I have a belt, knee wraps and straps that I normally use over 400 or if it feels necessary. For the longest time I would push out against belt until I learned to brace myself and now I use it primarily on higher reps as form starts to suffer. Up until this 500 attempt and the 475 the week before I’ve always used at least straps and a belt over 400. Belt over 350 for squats.


#9

I definitely plan on getting a proper routine together. Probably 531. I figured if I got to 500 by just throwing stuff around and not tracking anything I’m really limiting myself.


#10

@max13 pretty much has it covered. Definitely use your belt. To me, your overall pull looks OK - back rounds a tad but I can’t talk.

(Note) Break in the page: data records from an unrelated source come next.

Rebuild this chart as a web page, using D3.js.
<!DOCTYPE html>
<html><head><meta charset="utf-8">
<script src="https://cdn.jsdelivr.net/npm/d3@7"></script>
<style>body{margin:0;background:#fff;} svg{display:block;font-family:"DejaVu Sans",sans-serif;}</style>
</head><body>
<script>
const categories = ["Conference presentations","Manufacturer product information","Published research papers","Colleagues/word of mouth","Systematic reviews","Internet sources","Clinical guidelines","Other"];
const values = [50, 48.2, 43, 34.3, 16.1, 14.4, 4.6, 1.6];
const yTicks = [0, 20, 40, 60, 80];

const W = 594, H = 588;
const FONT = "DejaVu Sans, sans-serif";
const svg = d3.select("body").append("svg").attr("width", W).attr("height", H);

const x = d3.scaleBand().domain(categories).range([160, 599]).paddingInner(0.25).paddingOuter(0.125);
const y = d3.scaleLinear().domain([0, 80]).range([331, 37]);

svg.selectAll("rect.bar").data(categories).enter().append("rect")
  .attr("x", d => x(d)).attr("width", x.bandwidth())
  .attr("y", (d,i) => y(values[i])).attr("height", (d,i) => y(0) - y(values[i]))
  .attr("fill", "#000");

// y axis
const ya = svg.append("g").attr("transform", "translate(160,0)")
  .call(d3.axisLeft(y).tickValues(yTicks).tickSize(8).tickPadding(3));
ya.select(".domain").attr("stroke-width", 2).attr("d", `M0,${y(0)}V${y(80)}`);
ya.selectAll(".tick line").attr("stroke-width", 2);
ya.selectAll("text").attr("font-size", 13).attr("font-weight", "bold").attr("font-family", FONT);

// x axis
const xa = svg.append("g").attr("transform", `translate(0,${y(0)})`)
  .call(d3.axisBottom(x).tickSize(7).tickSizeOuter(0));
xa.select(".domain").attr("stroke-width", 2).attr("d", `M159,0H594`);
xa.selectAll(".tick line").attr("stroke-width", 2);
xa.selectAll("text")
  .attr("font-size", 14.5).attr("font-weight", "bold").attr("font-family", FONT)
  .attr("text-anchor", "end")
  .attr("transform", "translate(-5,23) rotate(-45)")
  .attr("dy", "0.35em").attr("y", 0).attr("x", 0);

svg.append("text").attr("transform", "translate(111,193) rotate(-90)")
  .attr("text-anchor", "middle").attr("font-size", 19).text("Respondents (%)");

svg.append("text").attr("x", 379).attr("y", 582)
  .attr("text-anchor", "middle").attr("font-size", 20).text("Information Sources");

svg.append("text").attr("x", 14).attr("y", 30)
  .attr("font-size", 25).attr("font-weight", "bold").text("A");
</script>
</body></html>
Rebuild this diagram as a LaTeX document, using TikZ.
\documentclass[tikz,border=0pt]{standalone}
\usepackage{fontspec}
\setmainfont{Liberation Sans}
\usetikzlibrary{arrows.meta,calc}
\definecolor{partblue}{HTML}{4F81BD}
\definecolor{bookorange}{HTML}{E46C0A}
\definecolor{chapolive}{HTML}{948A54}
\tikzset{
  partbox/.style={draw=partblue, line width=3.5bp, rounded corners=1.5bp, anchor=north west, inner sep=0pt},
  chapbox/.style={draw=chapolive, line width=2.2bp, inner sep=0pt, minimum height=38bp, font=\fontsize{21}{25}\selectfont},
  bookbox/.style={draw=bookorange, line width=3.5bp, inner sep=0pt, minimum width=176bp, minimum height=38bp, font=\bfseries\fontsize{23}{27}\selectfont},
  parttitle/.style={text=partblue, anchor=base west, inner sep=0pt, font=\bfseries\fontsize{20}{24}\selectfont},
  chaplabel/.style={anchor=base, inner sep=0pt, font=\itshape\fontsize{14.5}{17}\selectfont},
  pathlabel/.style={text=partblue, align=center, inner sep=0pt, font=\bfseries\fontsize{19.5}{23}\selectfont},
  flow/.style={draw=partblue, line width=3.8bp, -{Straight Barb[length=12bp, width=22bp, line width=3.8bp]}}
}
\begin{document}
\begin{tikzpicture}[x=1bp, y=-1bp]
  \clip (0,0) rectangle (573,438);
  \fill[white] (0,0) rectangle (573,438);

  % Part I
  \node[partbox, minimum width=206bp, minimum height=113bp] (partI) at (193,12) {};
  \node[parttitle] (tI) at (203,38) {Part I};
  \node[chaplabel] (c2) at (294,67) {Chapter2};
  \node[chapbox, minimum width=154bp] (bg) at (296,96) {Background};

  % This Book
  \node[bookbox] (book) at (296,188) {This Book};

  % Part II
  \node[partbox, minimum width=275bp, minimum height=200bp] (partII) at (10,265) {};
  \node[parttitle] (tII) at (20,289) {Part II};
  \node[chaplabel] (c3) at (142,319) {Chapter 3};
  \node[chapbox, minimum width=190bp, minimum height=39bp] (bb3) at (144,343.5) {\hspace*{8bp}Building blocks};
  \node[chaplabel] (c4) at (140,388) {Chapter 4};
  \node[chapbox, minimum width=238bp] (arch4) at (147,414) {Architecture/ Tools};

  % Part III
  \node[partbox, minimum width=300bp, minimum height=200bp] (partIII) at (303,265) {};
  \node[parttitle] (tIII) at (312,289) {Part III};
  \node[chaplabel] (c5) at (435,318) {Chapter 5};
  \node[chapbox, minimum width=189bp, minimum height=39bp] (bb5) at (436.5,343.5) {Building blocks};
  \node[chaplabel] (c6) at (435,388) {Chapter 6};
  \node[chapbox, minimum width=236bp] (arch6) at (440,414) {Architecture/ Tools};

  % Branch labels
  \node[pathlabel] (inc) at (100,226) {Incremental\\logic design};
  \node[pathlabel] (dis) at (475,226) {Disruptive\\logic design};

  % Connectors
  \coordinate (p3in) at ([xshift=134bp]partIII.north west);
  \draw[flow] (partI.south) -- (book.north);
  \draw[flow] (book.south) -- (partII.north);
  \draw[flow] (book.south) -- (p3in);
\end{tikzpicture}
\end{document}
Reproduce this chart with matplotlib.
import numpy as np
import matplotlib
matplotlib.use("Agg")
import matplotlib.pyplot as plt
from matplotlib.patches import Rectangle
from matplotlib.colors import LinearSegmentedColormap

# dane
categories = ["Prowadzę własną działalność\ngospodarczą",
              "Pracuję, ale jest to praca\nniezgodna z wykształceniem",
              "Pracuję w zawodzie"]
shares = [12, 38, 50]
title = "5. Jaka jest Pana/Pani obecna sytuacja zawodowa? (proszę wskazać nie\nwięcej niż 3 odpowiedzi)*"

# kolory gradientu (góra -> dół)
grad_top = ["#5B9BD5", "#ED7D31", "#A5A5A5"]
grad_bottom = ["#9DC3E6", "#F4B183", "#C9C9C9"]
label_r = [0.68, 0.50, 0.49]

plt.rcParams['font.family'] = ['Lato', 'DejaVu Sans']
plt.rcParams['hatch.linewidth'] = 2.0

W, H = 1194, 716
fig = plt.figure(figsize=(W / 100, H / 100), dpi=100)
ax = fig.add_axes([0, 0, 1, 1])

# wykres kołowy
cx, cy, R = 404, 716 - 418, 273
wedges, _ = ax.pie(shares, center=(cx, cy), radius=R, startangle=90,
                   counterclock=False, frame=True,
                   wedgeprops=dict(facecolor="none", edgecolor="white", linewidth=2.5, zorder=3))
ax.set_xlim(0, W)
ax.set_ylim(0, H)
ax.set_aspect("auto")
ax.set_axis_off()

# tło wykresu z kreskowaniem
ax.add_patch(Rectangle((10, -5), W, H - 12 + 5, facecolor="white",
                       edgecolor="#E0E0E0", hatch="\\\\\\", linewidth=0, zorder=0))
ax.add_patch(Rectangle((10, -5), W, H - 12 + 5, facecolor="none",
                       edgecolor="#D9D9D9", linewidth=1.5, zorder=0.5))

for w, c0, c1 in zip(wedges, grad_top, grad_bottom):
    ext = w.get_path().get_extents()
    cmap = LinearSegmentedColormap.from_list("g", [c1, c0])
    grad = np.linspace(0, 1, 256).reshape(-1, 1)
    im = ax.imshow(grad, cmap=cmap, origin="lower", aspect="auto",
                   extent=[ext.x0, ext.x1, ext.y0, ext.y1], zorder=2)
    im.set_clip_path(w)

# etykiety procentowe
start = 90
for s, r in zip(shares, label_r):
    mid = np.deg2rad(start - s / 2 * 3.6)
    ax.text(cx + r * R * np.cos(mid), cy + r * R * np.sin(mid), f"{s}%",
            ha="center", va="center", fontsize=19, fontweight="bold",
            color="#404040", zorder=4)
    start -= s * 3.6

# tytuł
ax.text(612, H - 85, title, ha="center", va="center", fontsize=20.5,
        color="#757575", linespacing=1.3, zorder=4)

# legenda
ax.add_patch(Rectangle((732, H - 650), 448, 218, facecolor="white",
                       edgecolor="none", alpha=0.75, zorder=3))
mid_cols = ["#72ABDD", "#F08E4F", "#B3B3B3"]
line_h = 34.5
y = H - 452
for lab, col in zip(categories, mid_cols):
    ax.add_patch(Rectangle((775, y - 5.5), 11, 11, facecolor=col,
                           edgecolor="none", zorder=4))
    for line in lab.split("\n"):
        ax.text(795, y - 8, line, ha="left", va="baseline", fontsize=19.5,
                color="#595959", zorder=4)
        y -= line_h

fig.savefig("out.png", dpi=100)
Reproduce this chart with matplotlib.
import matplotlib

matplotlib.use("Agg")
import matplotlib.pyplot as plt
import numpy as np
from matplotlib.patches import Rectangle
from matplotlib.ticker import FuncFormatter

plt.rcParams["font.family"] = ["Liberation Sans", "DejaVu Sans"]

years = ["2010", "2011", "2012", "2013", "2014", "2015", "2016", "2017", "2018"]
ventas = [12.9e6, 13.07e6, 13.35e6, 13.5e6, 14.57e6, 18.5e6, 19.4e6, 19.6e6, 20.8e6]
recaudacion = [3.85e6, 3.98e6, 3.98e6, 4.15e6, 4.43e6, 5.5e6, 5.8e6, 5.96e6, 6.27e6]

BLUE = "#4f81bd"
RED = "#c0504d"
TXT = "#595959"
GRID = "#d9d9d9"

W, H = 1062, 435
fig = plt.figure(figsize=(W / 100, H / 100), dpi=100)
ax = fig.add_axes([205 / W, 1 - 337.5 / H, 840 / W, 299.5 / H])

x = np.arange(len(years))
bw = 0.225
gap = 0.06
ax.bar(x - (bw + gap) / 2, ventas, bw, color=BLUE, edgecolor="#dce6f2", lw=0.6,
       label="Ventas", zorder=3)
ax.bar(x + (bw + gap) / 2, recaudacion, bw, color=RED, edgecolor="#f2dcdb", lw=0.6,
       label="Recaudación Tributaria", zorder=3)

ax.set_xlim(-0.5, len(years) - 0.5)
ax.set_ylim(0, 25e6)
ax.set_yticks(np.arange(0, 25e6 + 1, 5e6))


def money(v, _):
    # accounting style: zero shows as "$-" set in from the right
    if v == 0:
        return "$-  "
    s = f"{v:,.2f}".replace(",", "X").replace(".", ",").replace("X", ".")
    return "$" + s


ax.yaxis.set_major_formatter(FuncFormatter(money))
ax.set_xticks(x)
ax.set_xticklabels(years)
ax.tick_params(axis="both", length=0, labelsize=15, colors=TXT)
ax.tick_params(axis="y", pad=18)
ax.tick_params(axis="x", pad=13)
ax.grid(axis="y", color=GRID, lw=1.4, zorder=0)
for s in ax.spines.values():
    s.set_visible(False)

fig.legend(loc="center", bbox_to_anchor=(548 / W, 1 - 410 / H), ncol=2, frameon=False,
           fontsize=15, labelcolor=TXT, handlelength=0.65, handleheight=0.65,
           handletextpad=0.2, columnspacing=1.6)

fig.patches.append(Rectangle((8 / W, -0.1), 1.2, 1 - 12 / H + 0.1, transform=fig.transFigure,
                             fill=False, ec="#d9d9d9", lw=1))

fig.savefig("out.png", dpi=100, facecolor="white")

If it isn’t hurting, I wouldn’t worry too much.

Out of interest, do you always lower your DL so slowly? I’m sure I’ve read differing opinions, but one is that slowly lowering your DL can really mess with your strength. Worth considering, at any rate.


#11

I drop the weight or at least lower faster a lot more often. I use a pair of bumper plates that are a tiny bit larger than my steel plates now so I’m not worried about damaging the platform, bar or my garage floor.


#12

Vibration is a key indicator of a weak posterior chain. The weight is too heavy so the body tries to tuck the legs under the bar to shorten the moment arm created by the glutes sticking out to the rear. Work the lower back, hamstrings and calves. In most people, the glutes are way too strong for the hams and back, so they cant thrust if the rest of the chain is weak.

Oh, and stop with the damn maxing in the gym. Use a triple as a max test. Singles don’t build strength in most people. You do them too long you get weaker and burned out. Study Ed Coan closely.


#13

I plan on starting 5/3/1 with BBB tomorrow and give it a shot for a few cycles. I agree my posterior chain is weak, I never do anything specifically to train them. I also agree singles aren’t helping me. K tested my squat the other day, initially I tried 315 for. Reps but only managed 3, calculation a 1rm of like 340, I ended up squatting an easy 385 and stopped there for 5/3/1 numbers.